_WHAT TO DO:_ Reproduce exactly the lines from the line with "Write a web" through the line with "0.960, 0.967, 0.967];", both included, and no other lines.

_RECORDS TO USE:_
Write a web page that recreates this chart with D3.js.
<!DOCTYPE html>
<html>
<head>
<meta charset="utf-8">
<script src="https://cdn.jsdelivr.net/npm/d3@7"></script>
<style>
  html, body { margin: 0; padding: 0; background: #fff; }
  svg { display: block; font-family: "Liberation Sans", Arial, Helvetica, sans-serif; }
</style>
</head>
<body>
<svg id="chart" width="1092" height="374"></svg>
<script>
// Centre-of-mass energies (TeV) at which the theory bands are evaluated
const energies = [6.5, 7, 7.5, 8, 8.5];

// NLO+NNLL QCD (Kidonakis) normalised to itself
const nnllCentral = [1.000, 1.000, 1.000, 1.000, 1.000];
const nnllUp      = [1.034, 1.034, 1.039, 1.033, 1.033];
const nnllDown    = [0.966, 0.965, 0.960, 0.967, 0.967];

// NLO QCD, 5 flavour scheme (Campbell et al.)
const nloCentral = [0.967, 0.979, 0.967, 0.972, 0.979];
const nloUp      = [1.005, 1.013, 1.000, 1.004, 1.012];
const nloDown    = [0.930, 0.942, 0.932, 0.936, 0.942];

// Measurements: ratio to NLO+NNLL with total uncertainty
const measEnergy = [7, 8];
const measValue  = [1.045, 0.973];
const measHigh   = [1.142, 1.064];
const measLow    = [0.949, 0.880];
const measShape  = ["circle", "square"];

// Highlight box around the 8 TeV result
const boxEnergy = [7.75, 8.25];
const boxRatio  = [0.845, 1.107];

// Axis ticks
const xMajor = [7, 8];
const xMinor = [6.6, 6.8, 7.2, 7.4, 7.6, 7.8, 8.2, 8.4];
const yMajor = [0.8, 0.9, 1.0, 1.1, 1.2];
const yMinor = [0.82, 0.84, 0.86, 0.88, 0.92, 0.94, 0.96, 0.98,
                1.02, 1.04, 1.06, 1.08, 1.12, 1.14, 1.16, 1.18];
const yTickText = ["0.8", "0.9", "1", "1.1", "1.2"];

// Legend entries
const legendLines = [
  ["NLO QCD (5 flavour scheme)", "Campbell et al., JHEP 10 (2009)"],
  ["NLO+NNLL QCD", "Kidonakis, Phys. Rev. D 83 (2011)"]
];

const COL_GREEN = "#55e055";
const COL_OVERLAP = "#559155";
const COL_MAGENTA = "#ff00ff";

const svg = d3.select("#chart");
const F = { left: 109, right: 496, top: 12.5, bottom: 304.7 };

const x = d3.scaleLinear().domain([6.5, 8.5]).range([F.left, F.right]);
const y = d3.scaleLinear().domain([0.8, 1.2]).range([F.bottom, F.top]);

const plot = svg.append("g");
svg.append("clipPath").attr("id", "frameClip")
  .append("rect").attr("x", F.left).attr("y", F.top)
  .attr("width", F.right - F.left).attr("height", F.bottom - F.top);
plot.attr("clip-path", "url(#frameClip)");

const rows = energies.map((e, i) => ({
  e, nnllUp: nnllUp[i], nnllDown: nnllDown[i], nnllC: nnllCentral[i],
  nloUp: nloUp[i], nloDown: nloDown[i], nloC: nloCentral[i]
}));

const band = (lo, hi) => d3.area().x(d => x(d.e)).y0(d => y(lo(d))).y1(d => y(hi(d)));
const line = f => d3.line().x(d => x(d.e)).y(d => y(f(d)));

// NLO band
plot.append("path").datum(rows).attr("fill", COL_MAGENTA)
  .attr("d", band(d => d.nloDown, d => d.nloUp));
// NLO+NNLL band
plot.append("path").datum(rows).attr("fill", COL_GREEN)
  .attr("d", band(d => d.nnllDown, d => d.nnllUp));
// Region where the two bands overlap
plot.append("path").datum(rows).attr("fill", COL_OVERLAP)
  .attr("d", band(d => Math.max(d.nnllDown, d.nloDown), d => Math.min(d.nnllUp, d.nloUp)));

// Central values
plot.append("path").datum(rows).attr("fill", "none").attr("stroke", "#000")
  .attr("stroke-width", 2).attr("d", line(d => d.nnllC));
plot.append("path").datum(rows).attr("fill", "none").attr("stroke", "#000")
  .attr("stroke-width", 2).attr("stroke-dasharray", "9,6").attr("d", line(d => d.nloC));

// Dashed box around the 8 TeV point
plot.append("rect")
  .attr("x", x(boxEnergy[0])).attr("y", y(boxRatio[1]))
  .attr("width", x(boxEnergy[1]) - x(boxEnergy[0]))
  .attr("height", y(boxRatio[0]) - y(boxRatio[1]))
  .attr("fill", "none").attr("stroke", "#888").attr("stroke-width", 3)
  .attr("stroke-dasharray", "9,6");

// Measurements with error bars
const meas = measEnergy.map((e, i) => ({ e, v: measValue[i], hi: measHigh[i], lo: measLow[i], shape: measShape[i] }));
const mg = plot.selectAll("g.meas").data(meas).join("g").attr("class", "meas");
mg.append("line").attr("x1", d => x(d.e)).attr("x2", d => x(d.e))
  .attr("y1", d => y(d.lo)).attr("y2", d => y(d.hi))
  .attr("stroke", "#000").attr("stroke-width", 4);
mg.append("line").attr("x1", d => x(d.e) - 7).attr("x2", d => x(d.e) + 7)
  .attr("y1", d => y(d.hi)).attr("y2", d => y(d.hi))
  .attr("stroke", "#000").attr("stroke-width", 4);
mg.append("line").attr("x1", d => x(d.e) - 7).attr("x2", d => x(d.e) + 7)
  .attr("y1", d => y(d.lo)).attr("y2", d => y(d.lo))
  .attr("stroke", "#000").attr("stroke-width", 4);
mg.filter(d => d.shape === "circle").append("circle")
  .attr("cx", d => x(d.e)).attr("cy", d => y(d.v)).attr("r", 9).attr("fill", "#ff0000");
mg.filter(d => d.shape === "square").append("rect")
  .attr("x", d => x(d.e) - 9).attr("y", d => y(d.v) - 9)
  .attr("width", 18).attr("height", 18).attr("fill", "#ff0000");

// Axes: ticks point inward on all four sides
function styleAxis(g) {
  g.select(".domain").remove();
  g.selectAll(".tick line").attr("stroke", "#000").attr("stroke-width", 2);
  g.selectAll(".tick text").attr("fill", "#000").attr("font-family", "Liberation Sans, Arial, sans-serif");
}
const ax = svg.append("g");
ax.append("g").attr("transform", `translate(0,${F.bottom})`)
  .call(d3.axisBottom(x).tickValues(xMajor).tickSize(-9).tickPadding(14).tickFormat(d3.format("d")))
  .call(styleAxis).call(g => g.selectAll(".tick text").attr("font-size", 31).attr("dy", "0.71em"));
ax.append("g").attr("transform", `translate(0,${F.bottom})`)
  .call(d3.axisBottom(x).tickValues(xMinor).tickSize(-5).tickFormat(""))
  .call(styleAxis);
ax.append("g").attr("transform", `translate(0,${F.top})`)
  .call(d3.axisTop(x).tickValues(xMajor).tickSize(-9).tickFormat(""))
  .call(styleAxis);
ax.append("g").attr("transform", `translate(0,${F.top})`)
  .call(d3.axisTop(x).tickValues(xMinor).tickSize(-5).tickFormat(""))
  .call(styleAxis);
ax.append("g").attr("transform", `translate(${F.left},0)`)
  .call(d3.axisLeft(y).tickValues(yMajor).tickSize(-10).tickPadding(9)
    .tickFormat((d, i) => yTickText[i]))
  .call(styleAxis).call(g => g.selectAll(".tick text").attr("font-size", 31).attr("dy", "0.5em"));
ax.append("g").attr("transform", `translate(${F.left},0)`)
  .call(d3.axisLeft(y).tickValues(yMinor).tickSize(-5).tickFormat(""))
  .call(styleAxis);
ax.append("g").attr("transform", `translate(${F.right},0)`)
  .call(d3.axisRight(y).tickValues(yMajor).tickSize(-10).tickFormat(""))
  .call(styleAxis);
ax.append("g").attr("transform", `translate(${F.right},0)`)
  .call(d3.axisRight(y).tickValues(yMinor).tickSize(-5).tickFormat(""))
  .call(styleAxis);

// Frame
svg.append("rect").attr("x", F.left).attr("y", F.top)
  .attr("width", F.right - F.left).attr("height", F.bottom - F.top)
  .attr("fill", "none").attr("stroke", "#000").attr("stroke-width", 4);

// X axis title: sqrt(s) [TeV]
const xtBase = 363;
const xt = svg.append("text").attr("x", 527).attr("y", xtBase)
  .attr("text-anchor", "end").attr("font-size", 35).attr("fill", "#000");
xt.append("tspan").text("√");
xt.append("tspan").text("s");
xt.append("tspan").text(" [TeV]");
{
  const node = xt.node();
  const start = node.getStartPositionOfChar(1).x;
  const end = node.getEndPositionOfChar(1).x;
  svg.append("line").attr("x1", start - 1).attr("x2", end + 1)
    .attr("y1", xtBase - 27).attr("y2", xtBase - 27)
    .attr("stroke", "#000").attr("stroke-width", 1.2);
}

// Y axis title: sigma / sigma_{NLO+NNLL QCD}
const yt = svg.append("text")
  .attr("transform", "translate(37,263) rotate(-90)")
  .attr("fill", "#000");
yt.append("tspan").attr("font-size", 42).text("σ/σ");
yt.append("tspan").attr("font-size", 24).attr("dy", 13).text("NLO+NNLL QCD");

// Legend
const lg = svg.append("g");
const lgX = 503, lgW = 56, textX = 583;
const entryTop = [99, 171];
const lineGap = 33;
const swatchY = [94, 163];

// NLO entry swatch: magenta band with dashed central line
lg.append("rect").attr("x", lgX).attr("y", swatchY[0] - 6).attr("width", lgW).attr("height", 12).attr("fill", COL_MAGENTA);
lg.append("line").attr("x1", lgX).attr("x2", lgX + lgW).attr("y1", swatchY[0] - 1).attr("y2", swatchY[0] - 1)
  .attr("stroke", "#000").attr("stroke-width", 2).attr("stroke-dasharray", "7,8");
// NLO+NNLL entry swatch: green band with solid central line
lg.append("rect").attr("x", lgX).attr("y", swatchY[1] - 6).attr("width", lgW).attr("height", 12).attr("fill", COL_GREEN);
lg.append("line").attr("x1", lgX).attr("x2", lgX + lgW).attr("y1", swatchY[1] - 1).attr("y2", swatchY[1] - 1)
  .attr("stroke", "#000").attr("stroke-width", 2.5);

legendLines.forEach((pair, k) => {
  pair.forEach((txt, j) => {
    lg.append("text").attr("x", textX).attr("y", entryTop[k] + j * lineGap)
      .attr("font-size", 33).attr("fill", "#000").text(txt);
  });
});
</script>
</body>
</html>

==

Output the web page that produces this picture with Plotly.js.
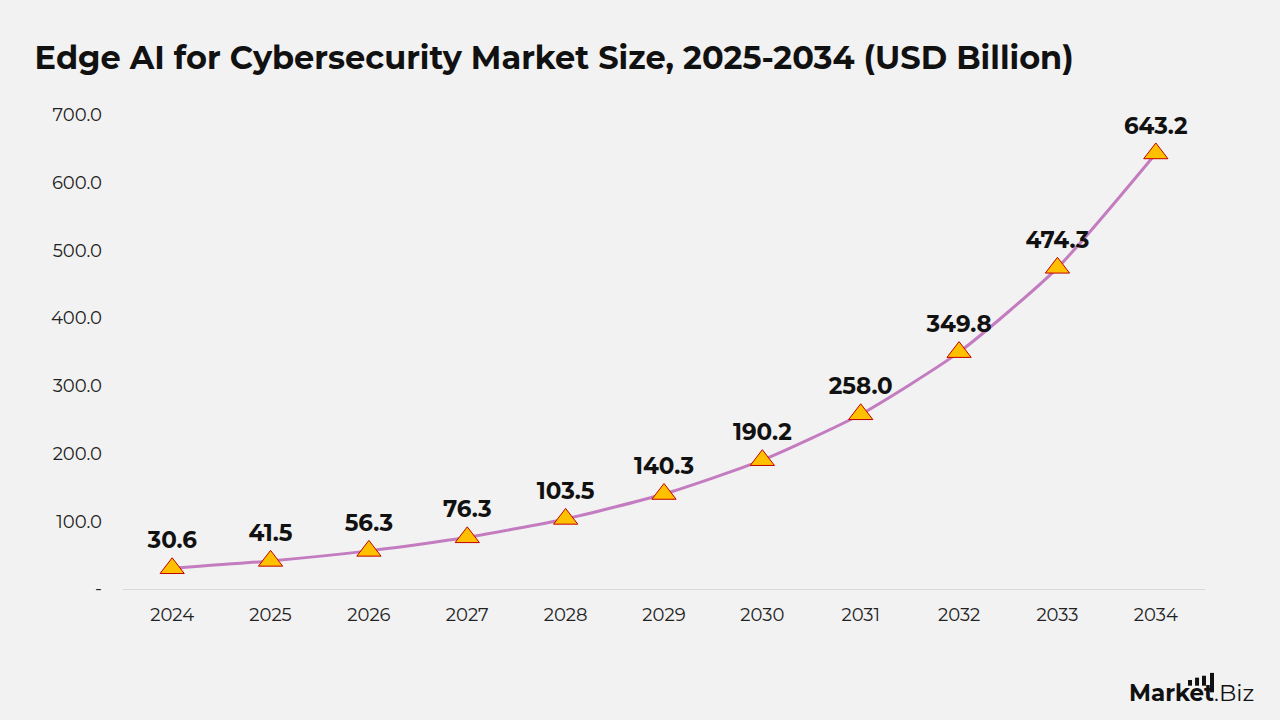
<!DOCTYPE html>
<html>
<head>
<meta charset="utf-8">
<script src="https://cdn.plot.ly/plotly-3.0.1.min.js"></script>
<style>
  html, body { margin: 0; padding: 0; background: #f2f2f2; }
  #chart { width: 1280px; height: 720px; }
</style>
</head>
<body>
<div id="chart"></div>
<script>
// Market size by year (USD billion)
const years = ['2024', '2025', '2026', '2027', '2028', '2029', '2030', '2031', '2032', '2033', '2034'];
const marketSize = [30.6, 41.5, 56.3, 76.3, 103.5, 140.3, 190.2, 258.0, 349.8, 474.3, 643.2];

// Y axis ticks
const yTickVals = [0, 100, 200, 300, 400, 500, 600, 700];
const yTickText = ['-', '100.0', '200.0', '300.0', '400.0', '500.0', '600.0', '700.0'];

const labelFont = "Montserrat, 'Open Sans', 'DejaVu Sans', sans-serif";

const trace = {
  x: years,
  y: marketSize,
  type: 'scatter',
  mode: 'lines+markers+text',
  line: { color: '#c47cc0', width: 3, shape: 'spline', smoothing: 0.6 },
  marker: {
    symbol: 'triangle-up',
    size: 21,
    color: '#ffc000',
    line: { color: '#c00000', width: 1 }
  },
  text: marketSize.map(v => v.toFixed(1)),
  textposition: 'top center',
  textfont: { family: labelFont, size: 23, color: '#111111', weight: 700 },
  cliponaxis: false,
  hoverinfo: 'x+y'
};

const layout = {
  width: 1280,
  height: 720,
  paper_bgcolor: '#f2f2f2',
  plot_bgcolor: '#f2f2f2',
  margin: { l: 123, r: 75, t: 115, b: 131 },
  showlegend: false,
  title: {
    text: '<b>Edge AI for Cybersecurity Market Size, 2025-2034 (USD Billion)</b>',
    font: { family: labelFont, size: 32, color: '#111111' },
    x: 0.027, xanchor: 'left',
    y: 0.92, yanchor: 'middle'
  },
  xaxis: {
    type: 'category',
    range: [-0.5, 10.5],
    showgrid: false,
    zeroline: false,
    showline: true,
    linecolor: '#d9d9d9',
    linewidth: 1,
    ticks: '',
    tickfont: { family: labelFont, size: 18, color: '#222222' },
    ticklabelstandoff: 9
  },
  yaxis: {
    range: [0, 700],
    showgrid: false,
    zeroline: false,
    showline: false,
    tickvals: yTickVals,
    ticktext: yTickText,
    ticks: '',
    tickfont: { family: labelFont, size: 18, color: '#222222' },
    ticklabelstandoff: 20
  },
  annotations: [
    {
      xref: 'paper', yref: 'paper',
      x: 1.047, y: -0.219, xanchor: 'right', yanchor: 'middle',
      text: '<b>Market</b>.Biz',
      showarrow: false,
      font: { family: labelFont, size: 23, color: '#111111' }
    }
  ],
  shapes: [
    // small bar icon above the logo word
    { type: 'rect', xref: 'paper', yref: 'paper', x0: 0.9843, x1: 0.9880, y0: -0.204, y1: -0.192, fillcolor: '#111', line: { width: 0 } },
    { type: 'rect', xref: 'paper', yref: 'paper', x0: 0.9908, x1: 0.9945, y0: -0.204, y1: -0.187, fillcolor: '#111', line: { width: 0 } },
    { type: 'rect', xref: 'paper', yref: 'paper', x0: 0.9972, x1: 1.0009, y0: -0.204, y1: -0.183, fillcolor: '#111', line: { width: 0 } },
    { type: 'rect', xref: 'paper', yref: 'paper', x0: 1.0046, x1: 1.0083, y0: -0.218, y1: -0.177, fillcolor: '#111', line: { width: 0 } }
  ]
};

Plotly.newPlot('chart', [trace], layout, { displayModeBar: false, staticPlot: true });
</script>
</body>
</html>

_EXERCISE OUTPUT:_
Write a web page that recreates this chart with D3.js.
<!DOCTYPE html>
<html>
<head>
<meta charset="utf-8">
<script src="https://cdn.jsdelivr.net/npm/d3@7"></script>
<style>
  html, body { margin: 0; padding: 0; background: #fff; }
  svg { display: block; font-family: "Liberation Sans", Arial, Helvetica, sans-serif; }
</style>
</head>
<body>
<svg id="chart" width="1092" height="374"></svg>
<script>
// Centre-of-mass energies (TeV) at which the theory bands are evaluated
const energies = [6.5, 7, 7.5, 8, 8.5];

// NLO+NNLL QCD (Kidonakis) normalised to itself
const nnllCentral = [1.000, 1.000, 1.000, 1.000, 1.000];
const nnllUp      = [1.034, 1.034, 1.039, 1.033, 1.033];
const nnllDown    = [0.966, 0.965, 0.960, 0.967, 0.967];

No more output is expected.